Partial model parameter updates due to missing input data

Below is a simplified version of a model I am developing

class ExampleModel(nn.Module):
    def __init__(self, model_1, model_2):
        super(ExampleModel, self).__init__()

        self.model_1_name = 'Model_1'
        self.model_1 = model_1
        self.add_module(self.model_1_name, self.model_1)

        self.model_2_name = 'Model_2'
        self.model_2 = model_2
        self.add_module(self.model_2_name, self.model_2)

        self.fc_name = 'Linear_layer'
        self.fc_linear = nn.Linear(self.2, 1)
        self.add_module(self.fc_name, self.fc_linear)

    def forward(self, input_a, input_b):
        x1 = self.model_1(input_a)
        x2 = self.model_2(input_b)
       
        x = torch.cat((x1, x2), 1)

        x = self.fc_linear(F.relu(x))

        return x

My end goal is to support cases where data in the input batches might be missing and avoid updating model parameters based on missing data or any “dummy” data that is sent in.

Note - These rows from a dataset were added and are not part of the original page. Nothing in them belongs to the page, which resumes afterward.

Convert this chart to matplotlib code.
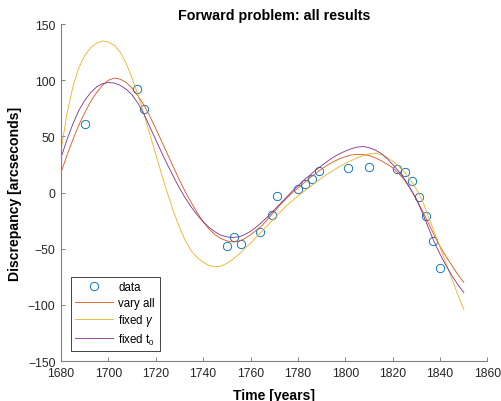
import matplotlib
matplotlib.use('Agg')
import matplotlib.pyplot as plt
import numpy as np

plt.rcParams['font.family'] = ['Liberation Sans', 'DejaVu Sans']
plt.rcParams['mathtext.fontset'] = 'custom'
plt.rcParams['mathtext.rm'] = 'Liberation Sans'
plt.rcParams['mathtext.it'] = 'Liberation Sans:italic'

# observed discrepancies
data_years = [1690, 1712, 1715, 1750, 1753, 1756, 1764, 1769, 1771, 1780, 1783,
              1786, 1789, 1801, 1810, 1822, 1825, 1828, 1831, 1834, 1837, 1840]
data_vals = [61, 92, 74, -48, -40, -46, -35, -20, -3, 3, 8,
             12, 19, 22, 23, 21, 18, 10, -4, -21, -43, -67]

model_years = np.arange(1680, 1852.5, 2.5)
vary_all = [18, 33, 47, 60, 71, 81, 89, 95.5, 100, 102, 101, 98, 93, 86, 78, 68, 57, 45.5,
            34, 22.5, 11, 0.5, -9, -18, -26, -32.5, -37.5, -41, -43, -44, -43.5, -41, -37.5,
            -33.5, -29, -23, -17, -11, -5.5, -0.5, 4, 8.5, 13, 17, 21, 24.5, 27.5, 30, 32,
            33.5, 34, 33.8, 33, 31, 28.5, 25.5, 22, 17, 11, 3, -6, -16, -27, -38, -48, -57,
            -65, -73, -80]
fixed_gamma = [37, 70, 94, 111, 122, 129, 133, 135, 134, 131, 125, 115, 102, 87, 70, 52, 34,
               16, -1, -17, -31, -43, -52, -58, -62, -65, -66, -65.5, -63, -59.5, -55, -50,
               -45, -39.5, -34, -28.5, -23, -17.5, -12, -7.5, -3, 1, 5, 9, 13, 16.5, 20, 23,
               26, 28.5, 31, 33, 34.5, 35, 34, 31.5, 28, 23.5, 18, 11, 3, -7, -21, -35, -49,
               -63, -77, -91, -104]
fixed_t0 = [31, 47, 61, 73, 82, 89, 94, 97, 98, 97.5, 95.5, 92, 87, 79.5, 70, 58.5, 47, 35.5,
            24.5, 14, 4, -5, -13, -20, -26, -31, -35, -38, -39.5, -40, -39.5, -37.5, -34.5,
            -30.5, -26, -21, -15.5, -10, -4.5, 1, 6, 11, 15.5, 20, 24, 28, 31.5, 34.5, 37,
            39, 40.5, 41, 40, 38, 35, 30.5, 25, 19, 12, 3.5, -6, -18, -31, -44, -55, -65,
            -74, -82, -89]

fig = plt.figure(figsize=(5.02, 4.02), dpi=100)
ax = fig.add_axes([0.1215, 0.0995, 0.8496, 0.838])

ax.plot(data_years, data_vals, 'o', mfc='none', mec='#0072BD', ms=6, mew=0.65, label='data')
ax.plot(model_years, vary_all, color='#D95319', lw=0.6, label='vary all')
ax.plot(model_years, fixed_gamma, color='#EDB120', lw=0.6, label=r'fixed $\gamma$')
ax.plot(model_years, fixed_t0, color='#7E2F8E', lw=0.6, label=r'fixed t$_0$')

ax.set_xlim(1680, 1860)
ax.set_ylim(-150, 150)
ax.set_xticks(range(1680, 1861, 20))
ax.set_yticks(range(-150, 151, 50))
for s in ['top', 'right']:
    ax.spines[s].set_visible(False)
for s in ['left', 'bottom']:
    ax.spines[s].set_color('#808080')
    ax.spines[s].set_linewidth(0.8)
ax.tick_params(direction='in', length=3, width=0.7, color='#808080',
               labelsize=8.8, labelcolor='#262626', pad=4)

ax.set_title('Forward problem: all results', fontsize=10.3, fontweight='bold', pad=4)
ax.set_xlabel('Time [years]', fontsize=10.1, fontweight='bold', labelpad=7)
ax.set_ylabel('Discrepancy [arcseconds]', fontsize=10.1, fontweight='bold', labelpad=4)

leg = ax.legend(loc='lower left', fontsize=8.3, fancybox=False, framealpha=1,
                edgecolor='#262626', handlelength=3.3, labelspacing=0.3,
                borderaxespad=0.85, borderpad=0.4, handletextpad=0.4)
leg.get_frame().set_linewidth(0.6)

fig.savefig('out.png', dpi=100)
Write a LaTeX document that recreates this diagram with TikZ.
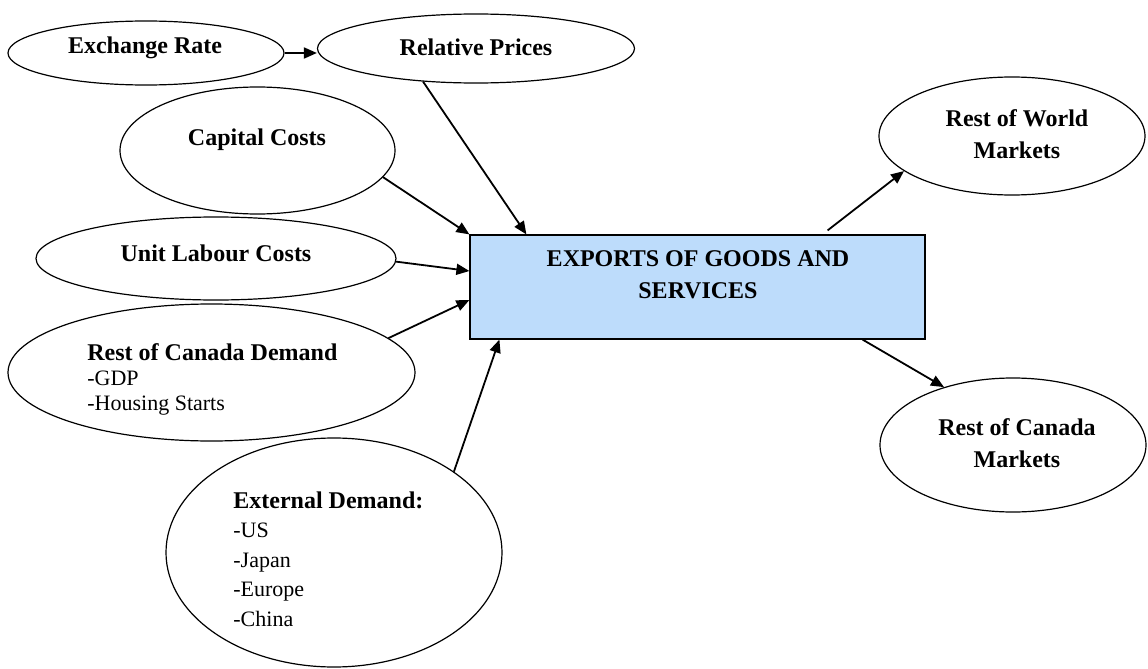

As the data sent to forward is batched, a single batch might have missing data in some places and relevant data in other. Currently the missing data is replaced with a torch.zeros tensor.

Is it possible to create an architecture where the gradients generated from these inputs are excluded from the backwards pass?
Is there a better way to go about it which does not involve creating torch.zeros tensors as dummy data?

It is doable if you have one availability state per sample, or can split columns into “core” and “optional” table; then multiplying some entries in either unreduced loss tensor or “optional” residual layer output by zeros does the trick. With varying missing column combinations it is much harder to do, without hindering performance.